C'est une question difficile, à laquelle il n'y a pas de réponse totalement satisfaisante, mais il existe quand même plusieurs certitudes que nous devrions prendre en compte.
Tout d'abord, le système étatique moyen-oriental que nous avons connu ne renaîtra pas de ces cendres. La question est donc de savoir quoi faire face à des États comme l'État irakien, qui sont en phase d'effondrement.
Je peux illustrer ce dilemme à travers une initiative américaine récente. Les Américains ont compris, je crois, - même s'il existe des divergences au Congrès entre républicains et démocrates - que l'armée irakienne ne fait pas le poids devant l'État islamique, et qu'il vaut mieux s'adresser directement aux Kurdes et aux Arabes sunnites.
Un vote d'intention récent du Congrès américain envisageait l'armement des forces armées kurdes et d'une garde nationale arabe sunnite, comme s'il s'agissait d'ethnies indépendantes, sans passer par le gouvernement central irakien. Vous imaginez la levée de boucliers de la part des officiels irakiens et, plus précisément, des Chiites qui se veulent, parce qu'ils sont majoritaires en Irak mais qu'ils se savent minoritaires à l'échelle du monde arabe, les derniers gardiens du temple de l'État irakien !
La réaction de Moqtada al-Sadr a été extrêmement véhémente : il a en effet menacé directement les Américains, s'ils mettaient en application, je cite, « leur plan américano-sioniste de division de l'Irak sur des bases confessionnelles ». À sa suite, on a vu le Premier ministre irakien Haïder al-Abadi dénoncer ce plan, et l'ayatollah al-Sistani a surenchéri en disant combien il réprouvait une telle initiative.

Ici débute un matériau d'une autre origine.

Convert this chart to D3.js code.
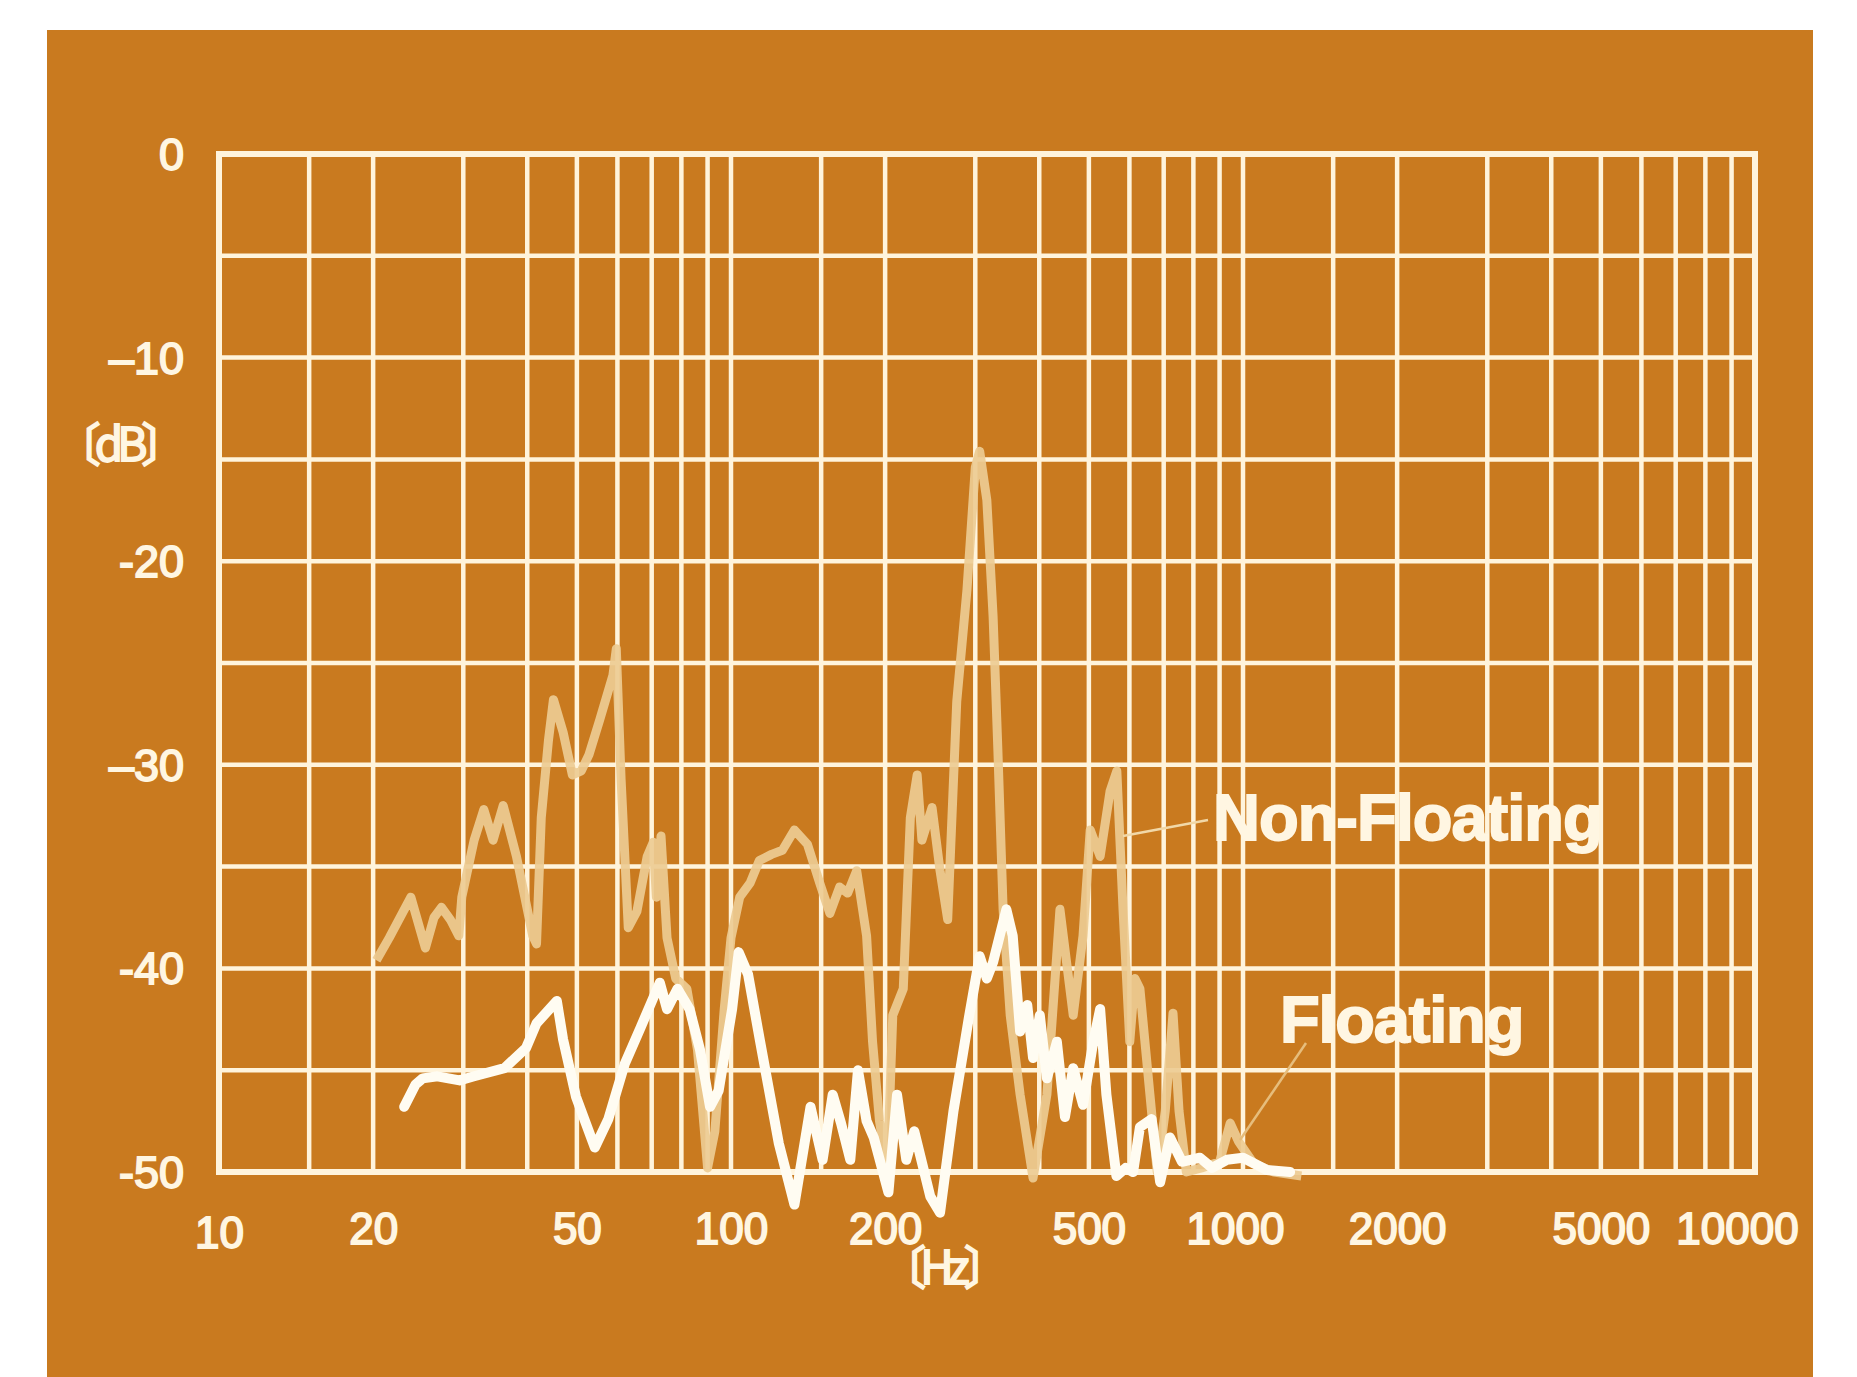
<html>
<head>
  <meta charset="utf-8">
  <title>Floating / Non-Floating response</title>
  <script src="https://cdn.jsdelivr.net/npm/d3@7/dist/d3.min.js"></script>
</head>
<style>
  body { margin: 0; background: #ffffff; }
  .lbl { font-family: "Liberation Sans", Arial, sans-serif; fill: #fff6e2; stroke: #fff6e2; stroke-width: 1.8px; }
  .cjk { font-family: "Noto Sans CJK JP", sans-serif; }
</style>
<body>
<div id="chart"></div>
<script>
// frequency ticks (Hz) and labels
var freqTicks = [10, 20, 50, 100, 200, 500, 1000, 2000, 5000, 10000];
var freqGrid = [10, 15, 20, 30, 40, 50, 60, 70, 80, 90,
                100, 150, 200, 300, 400, 500, 600, 700, 800, 900,
                1000, 1500, 2000, 3000, 4000, 5000, 6000, 7000, 8000, 9000, 10000];
var dbTicks = [0, -10, -20, -30, -40, -50];
var dbTickText = ["0", "\u201310", "-20", "\u201330", "-40", "-50"];
var dbGrid = [0, -5, -10, -15, -20, -25, -30, -35, -40, -45, -50];

// Non-Floating response [Hz, dB]
var nonFloating = [
  [20.3, -39.6], [21.5, -38.5], [23.7, -36.5], [25.3, -39.0], [26.3, -37.5], [27.2, -37.0],
  [28.3, -37.6], [29.4, -38.4], [29.8, -36.5], [31.5, -33.7], [32.9, -32.2], [34.3, -33.7],
  [35.9, -32.0], [38.1, -34.5], [41.0, -38.4], [41.7, -38.8], [42.6, -32.6], [44.0, -28.8],
  [45.0, -26.8], [47.0, -28.4], [49.0, -30.5], [51.0, -30.3], [52.8, -29.5], [55.4, -27.8],
  [58.8, -25.6], [59.7, -24.3], [61.0, -30.7], [63.0, -38.0], [65.5, -37.2], [68.6, -34.5],
  [70.5, -33.8], [71.5, -36.5], [73.0, -33.5], [75.0, -38.5], [78.0, -40.5], [82.0, -41.0],
  [86.0, -44.0], [90.0, -49.8], [93.0, -48.0], [97.0, -42.0], [100, -38.5], [104, -36.5],
  [109, -35.8], [113.6, -34.7], [120, -34.4], [126, -34.2], [133, -33.2], [141, -33.9],
  [149, -35.8], [156, -37.3], [163, -36.0], [169, -36.3], [176, -35.2], [184, -38.4],
  [189, -43.6], [195, -47.5], [202, -49.9], [207, -42.3], [217, -41.0], [224, -32.6],
  [231, -30.5], [236, -33.7], [247, -32.1], [256, -35.2], [265, -37.6], [276, -26.9],
  [289, -21.4], [300, -15.4], [306, -14.6], [316, -17.0], [325, -22.7], [332, -29.2],
  [340, -37.1], [351, -42.3], [367, -46.2], [389, -50.3], [414, -46.2], [439, -37.1],
  [466, -42.3], [487, -38.4], [503, -33.2], [526, -34.5], [550, -31.3], [567, -30.3],
  [583, -37.1], [601, -43.6], [615, -40.5], [629, -41.0], [658, -46.2], [680, -50.0],
  [705, -47.0], [730, -42.2], [750, -47.0], [775, -50.0], [830, -49.8], [900, -49.5],
  [944, -47.6], [980, -48.5], [1050, -49.6], [1150, -50.0], [1300, -50.2]
];

// Floating response [Hz, dB]
var floating = [
  [23.0, -46.8], [24.2, -45.7], [25.0, -45.4], [26.7, -45.3], [29.5, -45.5], [31.5, -45.3],
  [36.1, -44.9], [39.8, -43.9], [41.7, -42.7], [45.7, -41.6], [47.0, -43.5], [49.8, -46.3],
  [54.2, -48.8], [57.6, -47.4], [62.0, -44.7], [66.6, -42.9], [72.6, -40.7], [75.0, -42.0],
  [78.6, -41.0], [83.0, -42.0], [87.0, -44.0], [91.0, -46.8], [94.6, -46.0],
  [100.5, -42.0], [103.5, -39.2], [108, -40.3], [114, -43.6], [124, -48.6], [133, -51.6],
  [143, -46.8], [151, -49.4], [158, -46.2], [164, -47.6], [171, -49.4], [177, -45.0],
  [184, -47.5], [190, -48.3], [203, -51.0], [211, -46.2], [220, -49.4], [228, -48.0],
  [245, -51.2], [256, -52.0], [272, -47.0], [292, -42.3], [306, -39.4], [316, -40.5],
  [325, -39.7], [345, -37.1], [355, -38.4], [367, -43.1], [379, -41.8], [389, -44.4],
  [401, -42.3], [414, -45.4], [433, -43.6], [449, -47.3], [466, -44.9], [487, -46.7],
  [510, -43.6], [526, -42.0], [541, -46.2], [566, -50.2], [590, -49.8], [610, -50.0],
  [629, -47.8], [663, -47.4], [689, -50.5], [720, -48.3], [760, -49.5], [824, -49.3],
  [870, -49.8], [930, -49.4], [1000, -49.3], [1113, -49.9], [1236, -50.0]
];

var width = 1857, height = 1377;
var bgColor = "#c97a1f";
var gridColor = "#fff4dc";

var svg = d3.select("#chart").append("svg")
    .attr("width", width)
    .attr("height", height);

svg.append("rect").attr("x", 0).attr("y", 0).attr("width", width).attr("height", height).attr("fill", "#ffffff");
svg.append("rect").attr("x", 47).attr("y", 30).attr("width", 1766).attr("height", height - 30).attr("fill", bgColor);

var x = d3.scaleLog().domain([10, 10000]).range([219, 1755]);
var y = d3.scaleLinear().domain([-50, 0]).range([1172, 154]);

// grid
var grid = svg.append("g");
grid.selectAll("line.v").data(freqGrid).enter().append("line")
    .attr("x1", d => x(d)).attr("x2", d => x(d))
    .attr("y1", y(0)).attr("y2", y(-50))
    .attr("stroke", gridColor).attr("stroke-width", 4.5);
grid.selectAll("line.h").data(dbGrid).enter().append("line")
    .attr("x1", x(10)).attr("x2", x(10000))
    .attr("y1", d => y(d)).attr("y2", d => y(d))
    .attr("stroke", gridColor).attr("stroke-width", 4.5);
grid.append("rect")
    .attr("x", x(10)).attr("y", y(0))
    .attr("width", x(10000) - x(10)).attr("height", y(-50) - y(0))
    .attr("fill", "none").attr("stroke", gridColor).attr("stroke-width", 6);

var line = d3.line().x(d => x(d[0])).y(d => y(d[1]));

svg.append("path").datum(nonFloating)
    .attr("d", line)
    .attr("fill", "none")
    .attr("stroke", "#edcb92")
    .attr("stroke-opacity", 0.92)
    .attr("stroke-width", 9)
    .attr("stroke-linejoin", "round");

svg.append("path").datum(floating)
    .attr("d", line)
    .attr("fill", "none")
    .attr("stroke", "#fffcf2")
    .attr("stroke-width", 10)
    .attr("stroke-linejoin", "round")
    .attr("stroke-linecap", "round");

// x axis labels
var xAxis = d3.axisBottom(x).tickValues(freqTicks).tickFormat(d3.format("d")).tickSize(0).tickPadding(0);
var gx = svg.append("g").attr("transform", "translate(0,1244)").call(xAxis);
gx.select(".domain").remove();
gx.selectAll("text")
    .attr("class", "lbl")
    .attr("dy", d => d === 10 ? 4 : 0)
    .attr("font-size", 44)
    .attr("dx", d => d === 10000 ? -18 : (d === 1000 ? -8 : 0));

// y axis labels
var gy = svg.append("g");
gy.selectAll("text").data(dbTicks).enter().append("text")
    .attr("class", "lbl")
    .attr("x", 184)
    .attr("y", d => y(d) + 16)
    .attr("text-anchor", "end")
    .attr("font-size", 45)
    .text((d, i) => dbTickText[i]);

// unit labels in tortoise-shell brackets
svg.append("text").attr("class", "lbl cjk")
    .attr("x", 118).attr("y", 461)
    .attr("text-anchor", "middle").attr("font-size", 46).attr("letter-spacing", -6)
    .text("\u3014dB\u3015");
svg.append("text").attr("class", "lbl cjk")
    .attr("x", 942).attr("y", 1284)
    .attr("text-anchor", "middle").attr("font-size", 46).attr("letter-spacing", -6)
    .text("\u3014Hz\u3015");

// series labels with leader lines
svg.append("line").attr("x1", 1208).attr("y1", 820).attr("x2", 1123).attr("y2", 836)
    .attr("stroke", "#f1d8a8").attr("stroke-width", 2.5);
svg.append("line").attr("x1", 1306).attr("y1", 1043).attr("x2", 1240).attr("y2", 1140)
    .attr("stroke", "#e6bd7c").attr("stroke-width", 2.5);

svg.append("text").attr("class", "lbl")
    .attr("x", 1213).attr("y", 840)
    .attr("font-size", 65).attr("font-weight", "bold").attr("letter-spacing", -1)
    .text("Non-Floating");
svg.append("text").attr("class", "lbl")
    .attr("x", 1280).attr("y", 1042)
    .attr("font-size", 65).attr("font-weight", "bold").attr("letter-spacing", -1.2)
    .text("Floating");
</script>
</body>
</html>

La question se pose effectivement : existe-t-il une solution politique dans le cadre des institutions irakiennes actuelles ? Je ne le pense pas. Le gouvernement irakien ne représente plus l'ensemble de la population irakienne. Même si l'on trouve des Kurdes au sein du gouvernement, ils n'y sont que pour des raisons tactiques, et force est de constater qu'ils ne représentent pas l'immense majorité des Arabes sunnites qui, malgré quelques défections, continuent à prêter allégeance à l'État islamique.
C'est donc un gouvernement, plus qu'un État, qui représente une partie de la société, et surtout des partis religieux chiites, et qui, même s'il le voulait, ne pourrait s'ouvrir. On a beaucoup glosé sur les pressions occidentales sur Nourine al-Maliki, visant à l'inciter à inclure les Arabes sunnites dans le gouvernement. Toutefois, on n'a pas pris en compte le fait que Nourine al-Maliki n'avait pas les moyens d'imposer son autorité. Même qu'il avait voulu les inclure, il ne le pouvait pas. Tout ce qu'il donne aux uns, ils le retirent en effet aux autres, c'est-à-dire à sa propre base « politique », et plutôt confessionnelle.
Ce système « à la libanaise », qui fonctionne déjà très mal au Liban, ne peut fonctionner dans le cadre de communautés aussi importantes que les trois grandes communautés irakiennes. La question qui se pose pour les diplomaties occidentales est de savoir si elles doivent ou non reconnaître que l'action militaire ne mènera à rien, sinon à renforcer l'État islamique, qui nous présente comme une coalition de « croisés dirigée contre l'islam ».
La question se pose aussi de savoir jusqu'où aller dans la reconnaissance de l'autonomie par rapport à un gouvernement qui n'est plus représentatif des Kurdes, ni des Arabes sunnites. Cela a déjà été le cas lorsque nous avons reçu des généraux kurdes. On ne dissociera pas les Arabes sunnites de l'État islamique si on ne leur offre pas mieux que l'État islamique. Or, l'État islamique, localement, a donné le pouvoir aux acteurs locaux, ce qui constitue ce qu'une tribu ou un quartier peut désirer dans le contexte actuel. Tant qu'on ne fait pas mieux et qu'on n'apporte pas un projet politique à une communauté qui s'estime à juste titre discriminée, il n'y aura pas de résultat, encore moins si notre action se limite à des bombardements aériens.